- **Exercise brief**:
Restate the listing below word for word, omitting any images.

- **Data extract**:

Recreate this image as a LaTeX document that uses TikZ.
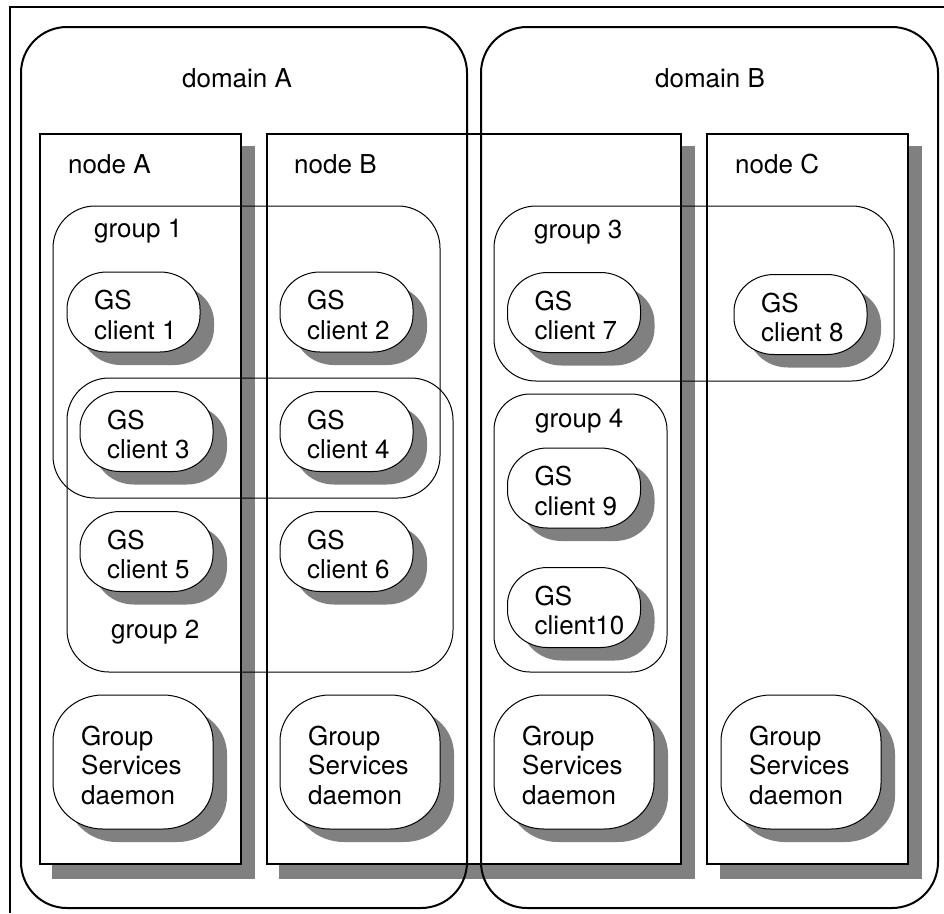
\documentclass[tikz,border=0pt]{standalone}
\usepackage{fontspec}
\setmainfont{TeX Gyre Heros}

% outline of a box with elliptic corners, centred on (0,0):
% #1 half width, #2 half height, #3 corner x radius, #4 corner y radius
\newcommand{\softoutline}[4]{({-#1+#3},{-#2}) -- ({#1-#3},{-#2})
  .. controls ({#1-0.448*#3},{-#2}) and ({#1},{-#2+0.448*#4}) .. ({#1},{-#2+#4})
  -- ({#1},{#2-#4})
  .. controls ({#1},{#2-0.448*#4}) and ({#1-0.448*#3},{#2}) .. ({#1-#3},{#2})
  -- ({-#1+#3},{#2})
  .. controls ({-#1+0.448*#3},{#2}) and ({-#1},{#2-0.448*#4}) .. ({-#1},{#2-#4})
  -- ({-#1},{-#2+#4})
  .. controls ({-#1},{-#2+0.448*#4}) and ({-#1+0.448*#3},{-#2}) .. ({-#1+#3},{-#2}) -- cycle}

% shadowed process box: #1 name, #2 centre x, #3 centre y, #4 half width,
% #5 half height, #6 rx, #7 ry, #8 text inset, #9 text
\newcommand{\procbox}[9]{%
  \begin{scope}[shift={(#2,#3)}]
    \fill[shadowfill] [shift={(14,13)}] \softoutline{#4}{#5}{#6}{#7};
    \filldraw[fill=white, light] \softoutline{#4}{#5}{#6}{#7};
    \node[boxtext, anchor=west] (#1) at ({-#4+#8},3) {#9};
  \end{scope}}

\tikzset{
  heavy/.style={line width=2pt},
  light/.style={line width=1pt},
  shadowfill/.style={fill=black!50},
  boxtext/.style={align=left},
  grouprect/.style={light, rounded corners=42pt},
  domainrect/.style={heavy, rounded corners=46pt},
}

\begin{document}
\begin{tikzpicture}[x=1pt, y=-1pt,
  every node/.style={inner sep=0pt, font=\fontsize{26}{29.5}\selectfont}]
\useasboundingbox (0,0) rectangle (944,913);

% outer frame
\draw[heavy] (10,913) -- (10,7) -- (944,7);

% machine boxes with their shadows
\fill[shadowfill] (52,146) rectangle (255,879);
\fill[shadowfill] (279,146) rectangle (695,879);
\fill[shadowfill] (720,146) rectangle (922,879);
\filldraw[fill=white, heavy] (40,134) rectangle (241,864);
\filldraw[fill=white, heavy] (267,134) rectangle (681,864);
\filldraw[fill=white, heavy] (707,134) rectangle (908,864);

% domains
\draw[domainrect] (21,27) rectangle (467,908);
\draw[domainrect] (481,27) rectangle (938,908);

% groups
\draw[grouprect] (53,206) rectangle (440,498);
\draw[grouprect] (67,378) rectangle (453,672);
\draw[grouprect] (494,206) rectangle (894,381);
\draw[light, rounded corners=36pt] (494,394) rectangle (667,672);

% labels
\node[anchor=base] (domA) at (237,87) {domain A};
\node[anchor=base] (domB) at (710,87) {domain B};
\node[anchor=base west] (nodeA) at (68,173) {node A};
\node[anchor=base west] (nodeB) at (294,173) {node B};
\node[anchor=base west] (nodeC) at (735,173) {node C};
\node[anchor=base west] (grp1) at (94,237) {group 1};
\node[anchor=base west] (grp2) at (111,638) {group 2};
\node[anchor=base west] (grp3) at (534,238) {group 3};
\node[anchor=base west] (grp4) at (535,427) {group 4};

% group services clients
\procbox{c1}{133.5}{312}{66.5}{40}{40}{37}{27}{GS\\client 1}
\procbox{c2}{346.5}{312}{66.5}{40}{40}{37}{27}{GS\\client 2}
\procbox{c3}{146.5}{431.5}{66.5}{40}{40}{37}{27}{GS\\client 3}
\procbox{c4}{346.5}{431.5}{66.5}{40}{40}{37}{27}{GS\\client 4}
\procbox{c5}{146.5}{551.5}{66.5}{40}{40}{37}{27}{GS\\client 5}
\procbox{c6}{346.5}{551.5}{66.5}{40}{40}{37}{27}{GS\\client 6}
\procbox{c7}{574}{312.5}{66.5}{40}{40}{37}{27}{GS\\client 7}
\procbox{c8}{800.5}{314.5}{66.5}{40}{40}{37}{27}{GS\\client 8}
\procbox{c9}{574}{488}{66.5}{40}{40}{37}{27}{GS\\client 9}
\procbox{c10}{574}{607.5}{66.5}{40}{40}{37}{27}{GS\\client10}

% group services daemons
\procbox{dA}{133}{762}{80}{67}{50}{46}{28}{Group\\Services\\daemon}
\procbox{dB}{360}{762}{80}{67}{50}{46}{28}{Group\\Services\\daemon}
\procbox{dBx}{574}{762}{80}{67}{50}{46}{28}{Group\\Services\\daemon}
\procbox{dC}{801}{762}{80}{67}{50}{46}{28}{Group\\Services\\daemon}
\end{tikzpicture}
\end{document}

- **Complete response**:
Recreate this image as a LaTeX document that uses TikZ.
\documentclass[tikz,border=0pt]{standalone}
\usepackage{fontspec}
\setmainfont{TeX Gyre Heros}

% outline of a box with elliptic corners, centred on (0,0):
% #1 half width, #2 half height, #3 corner x radius, #4 corner y radius
\newcommand{\softoutline}[4]{({-#1+#3},{-#2}) -- ({#1-#3},{-#2})
  .. controls ({#1-0.448*#3},{-#2}) and ({#1},{-#2+0.448*#4}) .. ({#1},{-#2+#4})
  -- ({#1},{#2-#4})
  .. controls ({#1},{#2-0.448*#4}) and ({#1-0.448*#3},{#2}) .. ({#1-#3},{#2})
  -- ({-#1+#3},{#2})
  .. controls ({-#1+0.448*#3},{#2}) and ({-#1},{#2-0.448*#4}) .. ({-#1},{#2-#4})
  -- ({-#1},{-#2+#4})
  .. controls ({-#1},{-#2+0.448*#4}) and ({-#1+0.448*#3},{-#2}) .. ({-#1+#3},{-#2}) -- cycle}

% shadowed process box: #1 name, #2 centre x, #3 centre y, #4 half width,
% #5 half height, #6 rx, #7 ry, #8 text inset, #9 text
\newcommand{\procbox}[9]{%
  \begin{scope}[shift={(#2,#3)}]
    \fill[shadowfill] [shift={(14,13)}] \softoutline{#4}{#5}{#6}{#7};
    \filldraw[fill=white, light] \softoutline{#4}{#5}{#6}{#7};
    \node[boxtext, anchor=west] (#1) at ({-#4+#8},3) {#9};
  \end{scope}}

\tikzset{
  heavy/.style={line width=2pt},
  light/.style={line width=1pt},
  shadowfill/.style={fill=black!50},
  boxtext/.style={align=left},
  grouprect/.style={light, rounded corners=42pt},
  domainrect/.style={heavy, rounded corners=46pt},
}

\begin{document}
\begin{tikzpicture}[x=1pt, y=-1pt,
  every node/.style={inner sep=0pt, font=\fontsize{26}{29.5}\selectfont}]
\useasboundingbox (0,0) rectangle (944,913);

% outer frame
\draw[heavy] (10,913) -- (10,7) -- (944,7);

% machine boxes with their shadows
\fill[shadowfill] (52,146) rectangle (255,879);
\fill[shadowfill] (279,146) rectangle (695,879);
\fill[shadowfill] (720,146) rectangle (922,879);
\filldraw[fill=white, heavy] (40,134) rectangle (241,864);
\filldraw[fill=white, heavy] (267,134) rectangle (681,864);
\filldraw[fill=white, heavy] (707,134) rectangle (908,864);

% domains
\draw[domainrect] (21,27) rectangle (467,908);
\draw[domainrect] (481,27) rectangle (938,908);

% groups
\draw[grouprect] (53,206) rectangle (440,498);
\draw[grouprect] (67,378) rectangle (453,672);
\draw[grouprect] (494,206) rectangle (894,381);
\draw[light, rounded corners=36pt] (494,394) rectangle (667,672);

% labels
\node[anchor=base] (domA) at (237,87) {domain A};
\node[anchor=base] (domB) at (710,87) {domain B};
\node[anchor=base west] (nodeA) at (68,173) {node A};
\node[anchor=base west] (nodeB) at (294,173) {node B};
\node[anchor=base west] (nodeC) at (735,173) {node C};
\node[anchor=base west] (grp1) at (94,237) {group 1};
\node[anchor=base west] (grp2) at (111,638) {group 2};
\node[anchor=base west] (grp3) at (534,238) {group 3};
\node[anchor=base west] (grp4) at (535,427) {group 4};

% group services clients
\procbox{c1}{133.5}{312}{66.5}{40}{40}{37}{27}{GS\\client 1}
\procbox{c2}{346.5}{312}{66.5}{40}{40}{37}{27}{GS\\client 2}
\procbox{c3}{146.5}{431.5}{66.5}{40}{40}{37}{27}{GS\\client 3}
\procbox{c4}{346.5}{431.5}{66.5}{40}{40}{37}{27}{GS\\client 4}
\procbox{c5}{146.5}{551.5}{66.5}{40}{40}{37}{27}{GS\\client 5}
\procbox{c6}{346.5}{551.5}{66.5}{40}{40}{37}{27}{GS\\client 6}
\procbox{c7}{574}{312.5}{66.5}{40}{40}{37}{27}{GS\\client 7}
\procbox{c8}{800.5}{314.5}{66.5}{40}{40}{37}{27}{GS\\client 8}
\procbox{c9}{574}{488}{66.5}{40}{40}{37}{27}{GS\\client 9}
\procbox{c10}{574}{607.5}{66.5}{40}{40}{37}{27}{GS\\client10}

% group services daemons
\procbox{dA}{133}{762}{80}{67}{50}{46}{28}{Group\\Services\\daemon}
\procbox{dB}{360}{762}{80}{67}{50}{46}{28}{Group\\Services\\daemon}
\procbox{dBx}{574}{762}{80}{67}{50}{46}{28}{Group\\Services\\daemon}
\procbox{dC}{801}{762}{80}{67}{50}{46}{28}{Group\\Services\\daemon}
\end{tikzpicture}
\end{document}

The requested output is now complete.